#### [Data segment]
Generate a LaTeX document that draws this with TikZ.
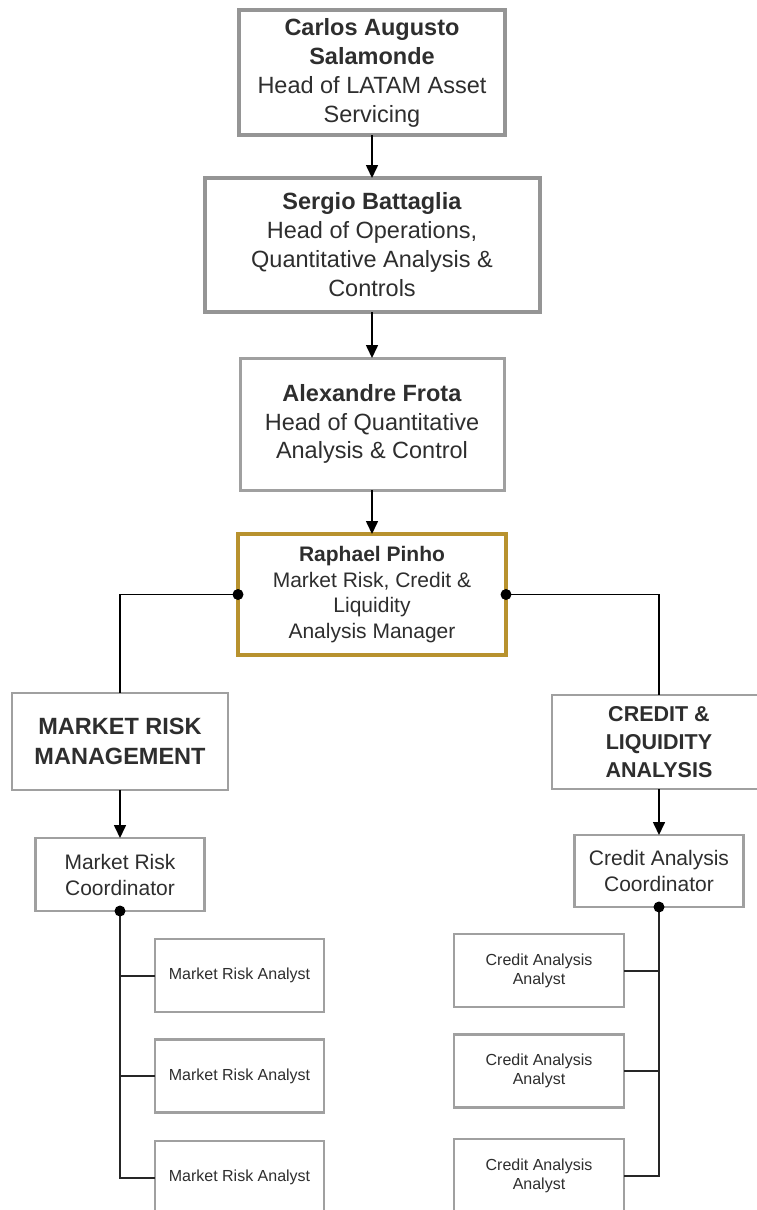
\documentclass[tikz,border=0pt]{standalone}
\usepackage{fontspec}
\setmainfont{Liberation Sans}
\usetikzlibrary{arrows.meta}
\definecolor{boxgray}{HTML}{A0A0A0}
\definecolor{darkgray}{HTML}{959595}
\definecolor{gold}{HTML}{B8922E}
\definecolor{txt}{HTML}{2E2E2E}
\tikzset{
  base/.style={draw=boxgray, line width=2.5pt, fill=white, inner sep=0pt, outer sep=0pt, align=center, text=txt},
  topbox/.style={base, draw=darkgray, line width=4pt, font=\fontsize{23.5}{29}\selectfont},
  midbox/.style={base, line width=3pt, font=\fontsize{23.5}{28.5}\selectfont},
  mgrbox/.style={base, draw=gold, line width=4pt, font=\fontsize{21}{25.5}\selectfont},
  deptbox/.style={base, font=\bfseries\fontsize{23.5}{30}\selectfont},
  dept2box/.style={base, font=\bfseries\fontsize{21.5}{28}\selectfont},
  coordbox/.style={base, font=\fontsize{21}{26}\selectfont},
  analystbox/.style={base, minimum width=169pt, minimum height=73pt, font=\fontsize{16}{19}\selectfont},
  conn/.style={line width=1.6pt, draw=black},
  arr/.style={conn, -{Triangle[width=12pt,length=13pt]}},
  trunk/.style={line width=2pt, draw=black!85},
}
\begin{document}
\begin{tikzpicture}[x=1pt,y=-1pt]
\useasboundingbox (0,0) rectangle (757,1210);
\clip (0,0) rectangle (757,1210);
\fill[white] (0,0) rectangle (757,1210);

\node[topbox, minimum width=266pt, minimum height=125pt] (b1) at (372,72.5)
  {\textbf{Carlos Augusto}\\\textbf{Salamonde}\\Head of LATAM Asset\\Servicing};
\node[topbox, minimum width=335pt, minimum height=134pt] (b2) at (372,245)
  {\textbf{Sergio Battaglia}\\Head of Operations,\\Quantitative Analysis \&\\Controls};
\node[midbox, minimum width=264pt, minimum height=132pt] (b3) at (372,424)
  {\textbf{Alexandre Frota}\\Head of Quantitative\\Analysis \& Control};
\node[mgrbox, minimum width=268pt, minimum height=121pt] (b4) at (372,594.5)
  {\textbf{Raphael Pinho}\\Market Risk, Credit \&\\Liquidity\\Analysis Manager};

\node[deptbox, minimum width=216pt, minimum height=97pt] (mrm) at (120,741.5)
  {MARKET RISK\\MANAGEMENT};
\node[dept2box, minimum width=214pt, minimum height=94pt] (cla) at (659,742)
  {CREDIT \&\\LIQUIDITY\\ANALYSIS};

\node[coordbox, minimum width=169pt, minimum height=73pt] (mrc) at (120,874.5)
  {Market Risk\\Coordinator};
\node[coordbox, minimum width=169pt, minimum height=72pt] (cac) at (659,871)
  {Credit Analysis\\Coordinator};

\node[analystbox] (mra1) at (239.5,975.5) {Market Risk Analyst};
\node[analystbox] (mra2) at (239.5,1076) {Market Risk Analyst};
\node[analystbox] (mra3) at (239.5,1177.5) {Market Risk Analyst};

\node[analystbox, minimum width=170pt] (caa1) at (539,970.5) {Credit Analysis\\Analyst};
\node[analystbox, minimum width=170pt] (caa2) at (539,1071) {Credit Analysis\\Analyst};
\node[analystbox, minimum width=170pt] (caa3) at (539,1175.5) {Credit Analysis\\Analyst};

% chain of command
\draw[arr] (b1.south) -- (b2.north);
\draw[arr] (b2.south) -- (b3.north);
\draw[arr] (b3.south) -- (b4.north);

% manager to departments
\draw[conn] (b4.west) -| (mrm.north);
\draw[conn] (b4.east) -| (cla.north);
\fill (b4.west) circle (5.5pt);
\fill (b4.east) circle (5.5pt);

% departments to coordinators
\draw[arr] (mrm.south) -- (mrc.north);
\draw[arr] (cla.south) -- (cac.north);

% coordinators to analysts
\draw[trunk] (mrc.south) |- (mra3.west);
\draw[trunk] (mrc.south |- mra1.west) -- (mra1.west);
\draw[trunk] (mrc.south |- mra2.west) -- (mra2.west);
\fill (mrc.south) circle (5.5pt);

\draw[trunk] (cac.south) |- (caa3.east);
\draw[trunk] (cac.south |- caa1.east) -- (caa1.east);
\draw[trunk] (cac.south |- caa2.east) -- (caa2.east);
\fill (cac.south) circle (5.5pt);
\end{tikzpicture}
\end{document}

#### [Task requirements]
Make an exact copy of the whole listing, but don't bring over any pictures.

#### [Exercise result]
Generate a LaTeX document that draws this with TikZ.
\documentclass[tikz,border=0pt]{standalone}
\usepackage{fontspec}
\setmainfont{Liberation Sans}
\usetikzlibrary{arrows.meta}
\definecolor{boxgray}{HTML}{A0A0A0}
\definecolor{darkgray}{HTML}{959595}
\definecolor{gold}{HTML}{B8922E}
\definecolor{txt}{HTML}{2E2E2E}
\tikzset{
  base/.style={draw=boxgray, line width=2.5pt, fill=white, inner sep=0pt, outer sep=0pt, align=center, text=txt},
  topbox/.style={base, draw=darkgray, line width=4pt, font=\fontsize{23.5}{29}\selectfont},
  midbox/.style={base, line width=3pt, font=\fontsize{23.5}{28.5}\selectfont},
  mgrbox/.style={base, draw=gold, line width=4pt, font=\fontsize{21}{25.5}\selectfont},
  deptbox/.style={base, font=\bfseries\fontsize{23.5}{30}\selectfont},
  dept2box/.style={base, font=\bfseries\fontsize{21.5}{28}\selectfont},
  coordbox/.style={base, font=\fontsize{21}{26}\selectfont},
  analystbox/.style={base, minimum width=169pt, minimum height=73pt, font=\fontsize{16}{19}\selectfont},
  conn/.style={line width=1.6pt, draw=black},
  arr/.style={conn, -{Triangle[width=12pt,length=13pt]}},
  trunk/.style={line width=2pt, draw=black!85},
}
\begin{document}
\begin{tikzpicture}[x=1pt,y=-1pt]
\useasboundingbox (0,0) rectangle (757,1210);
\clip (0,0) rectangle (757,1210);
\fill[white] (0,0) rectangle (757,1210);

\node[topbox, minimum width=266pt, minimum height=125pt] (b1) at (372,72.5)
  {\textbf{Carlos Augusto}\\\textbf{Salamonde}\\Head of LATAM Asset\\Servicing};
\node[topbox, minimum width=335pt, minimum height=134pt] (b2) at (372,245)
  {\textbf{Sergio Battaglia}\\Head of Operations,\\Quantitative Analysis \&\\Controls};
\node[midbox, minimum width=264pt, minimum height=132pt] (b3) at (372,424)
  {\textbf{Alexandre Frota}\\Head of Quantitative\\Analysis \& Control};
\node[mgrbox, minimum width=268pt, minimum height=121pt] (b4) at (372,594.5)
  {\textbf{Raphael Pinho}\\Market Risk, Credit \&\\Liquidity\\Analysis Manager};

\node[deptbox, minimum width=216pt, minimum height=97pt] (mrm) at (120,741.5)
  {MARKET RISK\\MANAGEMENT};
\node[dept2box, minimum width=214pt, minimum height=94pt] (cla) at (659,742)
  {CREDIT \&\\LIQUIDITY\\ANALYSIS};

\node[coordbox, minimum width=169pt, minimum height=73pt] (mrc) at (120,874.5)
  {Market Risk\\Coordinator};
\node[coordbox, minimum width=169pt, minimum height=72pt] (cac) at (659,871)
  {Credit Analysis\\Coordinator};

\node[analystbox] (mra1) at (239.5,975.5) {Market Risk Analyst};
\node[analystbox] (mra2) at (239.5,1076) {Market Risk Analyst};
\node[analystbox] (mra3) at (239.5,1177.5) {Market Risk Analyst};

\node[analystbox, minimum width=170pt] (caa1) at (539,970.5) {Credit Analysis\\Analyst};
\node[analystbox, minimum width=170pt] (caa2) at (539,1071) {Credit Analysis\\Analyst};
\node[analystbox, minimum width=170pt] (caa3) at (539,1175.5) {Credit Analysis\\Analyst};

% chain of command
\draw[arr] (b1.south) -- (b2.north);
\draw[arr] (b2.south) -- (b3.north);
\draw[arr] (b3.south) -- (b4.north);

% manager to departments
\draw[conn] (b4.west) -| (mrm.north);
\draw[conn] (b4.east) -| (cla.north);
\fill (b4.west) circle (5.5pt);
\fill (b4.east) circle (5.5pt);

% departments to coordinators
\draw[arr] (mrm.south) -- (mrc.north);
\draw[arr] (cla.south) -- (cac.north);

% coordinators to analysts
\draw[trunk] (mrc.south) |- (mra3.west);
\draw[trunk] (mrc.south |- mra1.west) -- (mra1.west);
\draw[trunk] (mrc.south |- mra2.west) -- (mra2.west);
\fill (mrc.south) circle (5.5pt);

\draw[trunk] (cac.south) |- (caa3.east);
\draw[trunk] (cac.south |- caa1.east) -- (caa1.east);
\draw[trunk] (cac.south |- caa2.east) -- (caa2.east);
\fill (cac.south) circle (5.5pt);
\end{tikzpicture}
\end{document}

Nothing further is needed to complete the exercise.